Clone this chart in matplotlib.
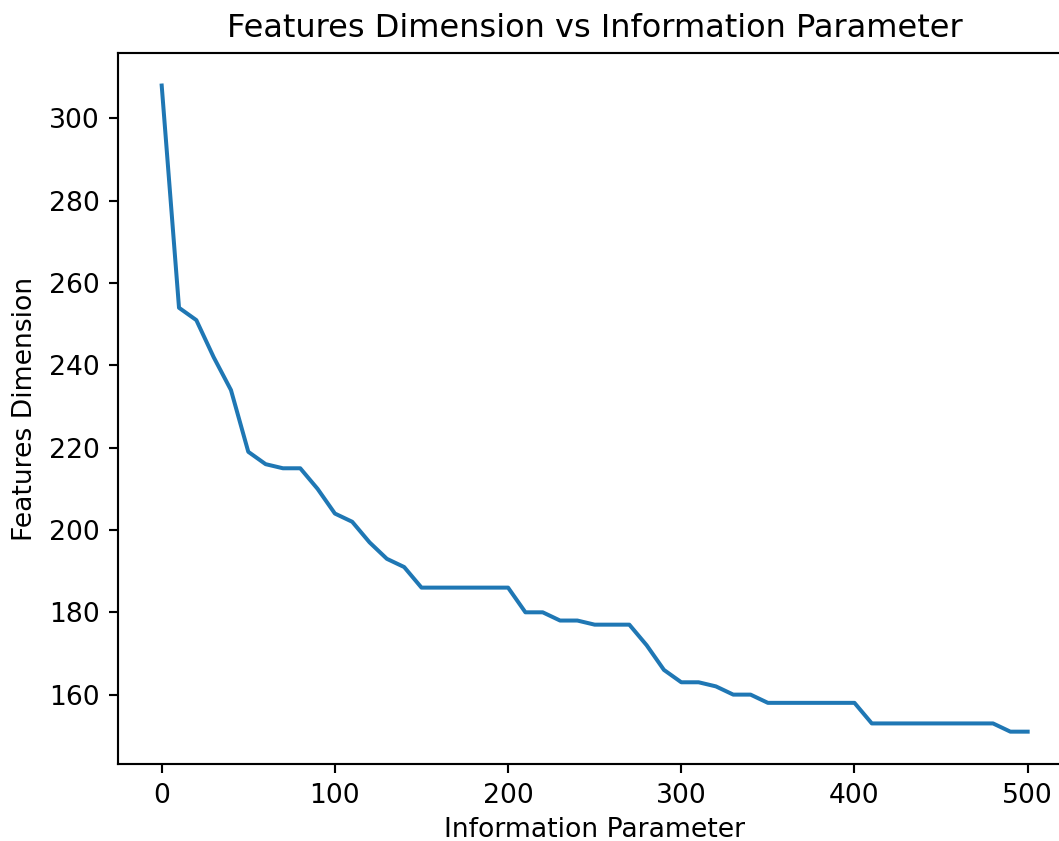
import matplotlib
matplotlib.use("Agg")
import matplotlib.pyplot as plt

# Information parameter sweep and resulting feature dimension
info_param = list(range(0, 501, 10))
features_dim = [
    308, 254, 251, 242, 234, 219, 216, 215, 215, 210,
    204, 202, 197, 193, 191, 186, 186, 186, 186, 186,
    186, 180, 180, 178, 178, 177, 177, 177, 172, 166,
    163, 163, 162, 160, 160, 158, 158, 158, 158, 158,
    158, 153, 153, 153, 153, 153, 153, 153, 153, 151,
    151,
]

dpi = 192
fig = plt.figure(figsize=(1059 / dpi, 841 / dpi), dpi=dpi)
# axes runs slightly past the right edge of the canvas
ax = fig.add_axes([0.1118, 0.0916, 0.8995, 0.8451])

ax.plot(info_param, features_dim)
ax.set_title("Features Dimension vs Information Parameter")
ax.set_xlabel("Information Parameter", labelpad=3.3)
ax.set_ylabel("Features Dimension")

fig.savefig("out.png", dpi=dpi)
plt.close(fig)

**What to do**
Reproduce the whole listing word for word, setting aside any pictures.

**Answer in full**
Clone this chart in matplotlib.
import matplotlib
matplotlib.use("Agg")
import matplotlib.pyplot as plt

# Information parameter sweep and resulting feature dimension
info_param = list(range(0, 501, 10))
features_dim = [
    308, 254, 251, 242, 234, 219, 216, 215, 215, 210,
    204, 202, 197, 193, 191, 186, 186, 186, 186, 186,
    186, 180, 180, 178, 178, 177, 177, 177, 172, 166,
    163, 163, 162, 160, 160, 158, 158, 158, 158, 158,
    158, 153, 153, 153, 153, 153, 153, 153, 153, 151,
    151,
]

dpi = 192
fig = plt.figure(figsize=(1059 / dpi, 841 / dpi), dpi=dpi)
# axes runs slightly past the right edge of the canvas
ax = fig.add_axes([0.1118, 0.0916, 0.8995, 0.8451])

ax.plot(info_param, features_dim)
ax.set_title("Features Dimension vs Information Parameter")
ax.set_xlabel("Information Parameter", labelpad=3.3)
ax.set_ylabel("Features Dimension")

fig.savefig("out.png", dpi=dpi)
plt.close(fig)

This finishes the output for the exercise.